Instructions to follow — Copy every line in the records below that contains the word "this".

***

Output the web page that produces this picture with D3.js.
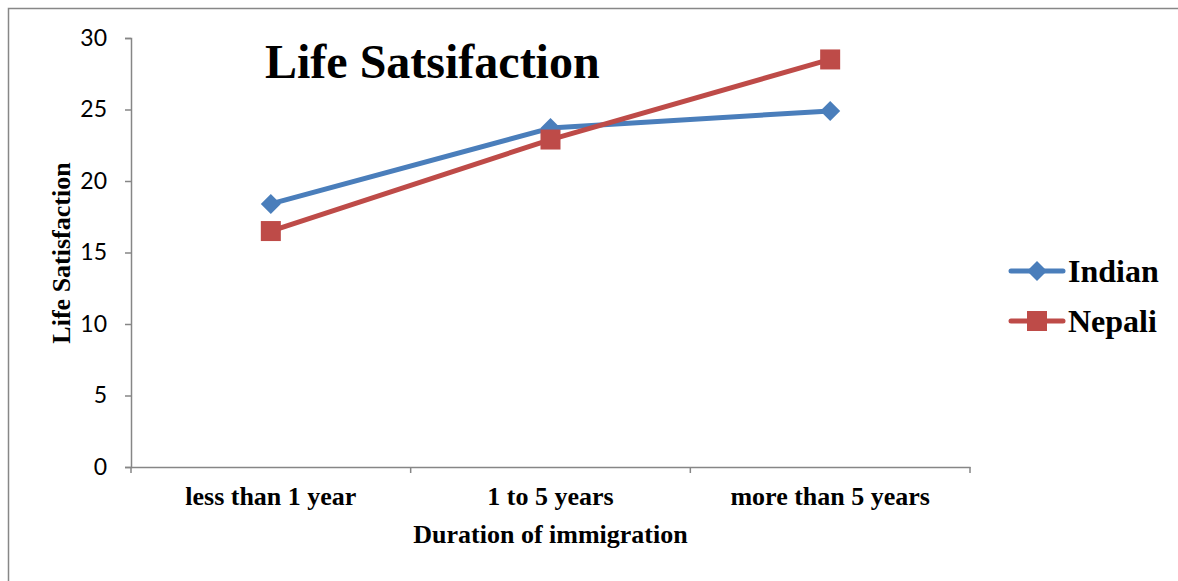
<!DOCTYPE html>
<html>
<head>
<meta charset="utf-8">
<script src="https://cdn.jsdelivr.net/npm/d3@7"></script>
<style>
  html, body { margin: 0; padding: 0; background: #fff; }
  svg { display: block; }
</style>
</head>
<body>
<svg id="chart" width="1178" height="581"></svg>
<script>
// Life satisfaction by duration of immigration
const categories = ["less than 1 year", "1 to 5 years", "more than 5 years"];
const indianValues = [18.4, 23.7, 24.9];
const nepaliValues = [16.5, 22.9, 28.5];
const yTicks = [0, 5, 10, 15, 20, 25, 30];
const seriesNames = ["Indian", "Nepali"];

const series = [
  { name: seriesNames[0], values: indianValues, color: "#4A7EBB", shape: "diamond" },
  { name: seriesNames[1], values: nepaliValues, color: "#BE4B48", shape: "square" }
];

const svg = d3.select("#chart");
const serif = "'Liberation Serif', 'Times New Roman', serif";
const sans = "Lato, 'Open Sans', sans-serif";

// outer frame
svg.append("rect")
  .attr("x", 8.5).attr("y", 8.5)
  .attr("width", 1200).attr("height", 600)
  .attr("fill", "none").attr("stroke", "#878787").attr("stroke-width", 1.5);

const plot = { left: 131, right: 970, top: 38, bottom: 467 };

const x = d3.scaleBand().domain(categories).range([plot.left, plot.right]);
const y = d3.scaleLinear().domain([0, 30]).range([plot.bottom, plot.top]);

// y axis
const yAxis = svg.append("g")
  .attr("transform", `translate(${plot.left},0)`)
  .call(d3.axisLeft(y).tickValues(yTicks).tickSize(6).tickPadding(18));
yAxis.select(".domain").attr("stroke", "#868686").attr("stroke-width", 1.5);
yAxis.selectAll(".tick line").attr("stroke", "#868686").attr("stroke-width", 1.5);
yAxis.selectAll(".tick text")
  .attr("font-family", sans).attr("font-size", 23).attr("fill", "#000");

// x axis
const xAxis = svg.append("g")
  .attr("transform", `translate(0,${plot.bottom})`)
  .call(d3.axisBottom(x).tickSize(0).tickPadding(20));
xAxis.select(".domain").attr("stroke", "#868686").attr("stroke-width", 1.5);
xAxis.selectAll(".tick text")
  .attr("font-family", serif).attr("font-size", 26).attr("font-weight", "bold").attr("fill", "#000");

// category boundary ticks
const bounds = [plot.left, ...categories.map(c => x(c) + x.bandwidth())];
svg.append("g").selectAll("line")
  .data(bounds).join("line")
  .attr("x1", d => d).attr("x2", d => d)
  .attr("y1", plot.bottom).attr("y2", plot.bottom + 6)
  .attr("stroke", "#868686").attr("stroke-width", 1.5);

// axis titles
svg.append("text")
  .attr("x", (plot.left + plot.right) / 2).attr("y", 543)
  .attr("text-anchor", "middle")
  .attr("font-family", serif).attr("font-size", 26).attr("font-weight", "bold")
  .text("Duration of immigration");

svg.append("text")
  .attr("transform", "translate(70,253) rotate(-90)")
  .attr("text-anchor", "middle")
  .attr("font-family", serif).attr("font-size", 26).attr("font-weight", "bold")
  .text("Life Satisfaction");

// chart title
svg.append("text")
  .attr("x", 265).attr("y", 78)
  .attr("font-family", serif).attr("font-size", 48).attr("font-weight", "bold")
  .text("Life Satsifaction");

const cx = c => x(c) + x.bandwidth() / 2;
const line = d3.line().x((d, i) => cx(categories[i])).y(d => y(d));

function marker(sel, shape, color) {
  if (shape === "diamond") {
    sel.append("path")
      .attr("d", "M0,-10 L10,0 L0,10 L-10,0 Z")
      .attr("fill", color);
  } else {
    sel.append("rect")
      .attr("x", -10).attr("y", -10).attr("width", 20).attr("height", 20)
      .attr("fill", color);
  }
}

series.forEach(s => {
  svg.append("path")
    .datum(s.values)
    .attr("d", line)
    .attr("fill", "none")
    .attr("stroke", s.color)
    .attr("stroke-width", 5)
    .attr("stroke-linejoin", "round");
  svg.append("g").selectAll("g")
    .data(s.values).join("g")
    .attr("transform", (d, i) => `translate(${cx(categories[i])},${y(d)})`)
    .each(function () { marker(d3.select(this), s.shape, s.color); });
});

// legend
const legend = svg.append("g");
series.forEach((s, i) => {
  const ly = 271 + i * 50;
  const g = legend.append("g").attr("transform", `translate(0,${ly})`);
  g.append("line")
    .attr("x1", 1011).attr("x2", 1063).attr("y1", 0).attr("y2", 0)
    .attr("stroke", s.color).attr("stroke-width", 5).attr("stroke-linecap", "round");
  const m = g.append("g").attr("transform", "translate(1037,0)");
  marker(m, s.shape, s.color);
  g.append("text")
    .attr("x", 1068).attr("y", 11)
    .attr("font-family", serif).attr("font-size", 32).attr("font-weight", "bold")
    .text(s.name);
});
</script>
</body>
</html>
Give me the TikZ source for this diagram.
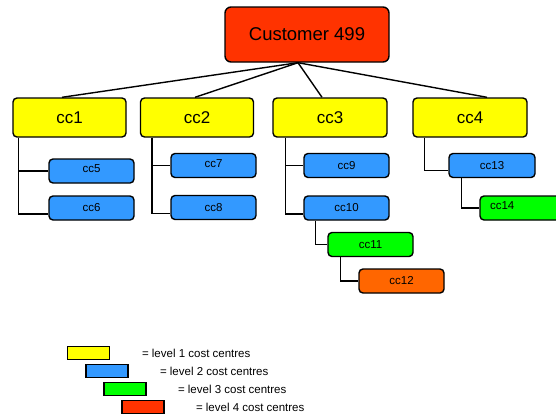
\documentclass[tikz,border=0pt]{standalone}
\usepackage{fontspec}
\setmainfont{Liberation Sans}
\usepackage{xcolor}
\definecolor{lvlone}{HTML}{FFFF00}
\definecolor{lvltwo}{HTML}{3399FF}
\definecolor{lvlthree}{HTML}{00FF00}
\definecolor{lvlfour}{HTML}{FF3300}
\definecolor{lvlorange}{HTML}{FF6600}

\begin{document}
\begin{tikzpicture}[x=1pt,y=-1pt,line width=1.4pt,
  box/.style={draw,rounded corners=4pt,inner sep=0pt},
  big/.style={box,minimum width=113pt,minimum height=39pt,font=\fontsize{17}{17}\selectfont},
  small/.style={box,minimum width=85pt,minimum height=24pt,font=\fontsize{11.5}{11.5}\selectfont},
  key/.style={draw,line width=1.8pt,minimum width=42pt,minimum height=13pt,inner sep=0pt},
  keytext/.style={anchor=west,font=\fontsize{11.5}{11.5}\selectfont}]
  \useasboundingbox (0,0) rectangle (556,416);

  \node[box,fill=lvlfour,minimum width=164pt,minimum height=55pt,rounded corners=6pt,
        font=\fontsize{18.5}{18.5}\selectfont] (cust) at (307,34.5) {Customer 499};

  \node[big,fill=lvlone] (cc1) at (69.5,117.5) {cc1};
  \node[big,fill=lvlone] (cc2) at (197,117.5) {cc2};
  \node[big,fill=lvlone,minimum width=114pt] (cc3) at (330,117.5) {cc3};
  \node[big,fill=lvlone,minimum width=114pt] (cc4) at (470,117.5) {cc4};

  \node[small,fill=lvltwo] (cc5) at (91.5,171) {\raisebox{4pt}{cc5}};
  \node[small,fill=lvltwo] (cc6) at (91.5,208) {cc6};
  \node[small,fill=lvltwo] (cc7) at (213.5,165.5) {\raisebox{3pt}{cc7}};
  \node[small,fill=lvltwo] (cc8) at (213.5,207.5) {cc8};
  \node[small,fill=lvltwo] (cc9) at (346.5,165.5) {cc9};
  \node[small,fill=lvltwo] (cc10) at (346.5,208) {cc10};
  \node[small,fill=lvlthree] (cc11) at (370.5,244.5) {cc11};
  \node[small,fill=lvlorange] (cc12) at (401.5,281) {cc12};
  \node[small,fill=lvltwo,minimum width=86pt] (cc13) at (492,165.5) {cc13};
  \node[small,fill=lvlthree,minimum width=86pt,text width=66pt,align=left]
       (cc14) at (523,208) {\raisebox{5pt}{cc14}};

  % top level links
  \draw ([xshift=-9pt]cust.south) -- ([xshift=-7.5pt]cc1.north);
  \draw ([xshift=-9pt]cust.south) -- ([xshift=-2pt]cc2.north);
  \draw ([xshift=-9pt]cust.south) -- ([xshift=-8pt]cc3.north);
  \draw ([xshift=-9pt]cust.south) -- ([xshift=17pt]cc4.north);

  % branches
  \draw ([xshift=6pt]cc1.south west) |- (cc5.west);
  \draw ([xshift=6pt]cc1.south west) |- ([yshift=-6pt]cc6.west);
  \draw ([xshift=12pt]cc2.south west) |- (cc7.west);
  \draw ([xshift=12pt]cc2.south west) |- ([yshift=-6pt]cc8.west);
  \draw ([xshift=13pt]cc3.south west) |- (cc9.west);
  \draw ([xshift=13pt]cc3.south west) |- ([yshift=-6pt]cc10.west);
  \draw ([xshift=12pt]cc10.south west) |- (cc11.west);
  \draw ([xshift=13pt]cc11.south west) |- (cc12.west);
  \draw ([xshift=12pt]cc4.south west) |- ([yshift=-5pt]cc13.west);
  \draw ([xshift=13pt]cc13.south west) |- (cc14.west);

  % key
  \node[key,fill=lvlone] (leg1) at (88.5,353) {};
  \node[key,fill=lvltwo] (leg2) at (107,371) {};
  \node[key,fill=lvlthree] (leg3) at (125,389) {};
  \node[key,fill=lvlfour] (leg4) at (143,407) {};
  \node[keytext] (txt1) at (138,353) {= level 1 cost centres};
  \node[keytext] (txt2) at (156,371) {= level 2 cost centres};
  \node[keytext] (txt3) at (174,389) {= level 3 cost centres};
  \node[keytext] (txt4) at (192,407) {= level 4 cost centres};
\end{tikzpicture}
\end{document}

***

Response to the task —
Output the web page that produces this picture with D3.js.
    .each(function () { marker(d3.select(this), s.shape, s.color); });
Give me the TikZ source for this diagram.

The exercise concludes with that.